In terms of reducing the barrier of entry, this product that we call Farms — that I'm about to show — is probably the combination point where the idea is to remove the need for any code for someone to use service discovery.
They would get on that screen. This is a Wave UI. They just need to get there, write the list of machines that will be part of their service, give us the list of checks that they need for that service — HTTP, TCP. They click the submit button, and then we do all the work for them in the background: Register everything into Consul, make it available in our discovery. Zero code needed and their service is advertised.
ZooKeeper Migration — A Success Story
I'd like to close now with a small success story that we have in the company. This is a story of how focusing on discovery can — in the end — get through very nice things. This is a story of another team that is providing Apache Zookeeper as a service within Bloomberg. They decided to use our discovery system as the basis for their discovery needs. As it turns out, different versions of Zookeeper ended up having different needs for discovery. I put two examples there that I'm going to tell you more about.
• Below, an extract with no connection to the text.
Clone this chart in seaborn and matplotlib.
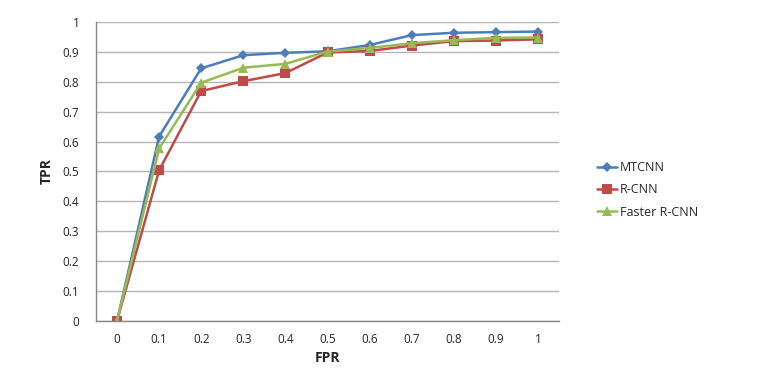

One is Connect string — a piece of configuration that you need to give to your Zookeeper instance, so it can do discovery. The other one is just an endpoint that needs to connect you to do some discovery.
If you think about it, what would be required to build a specialized system for both of these options? Well, Connect string, as I said, is a piece of configuration. That means you would need a proper configuration management system. The end point works a bit like a DNS system — so you won't need to build your own DNS system to support that branch.
As it turns out, if you have a proper discovery solution that solved discovery for you as we are providing, it only requires a tiny bit of software around it to provide both solutions. We ended up saving them a lot of time by having solid bases that solve discovery for them. They just needed to do the business logic on top of that. The added bonus is that their clients could now use all of our helpers and libraries to do their work.
That was Mike Boulding and myself — and have a good day.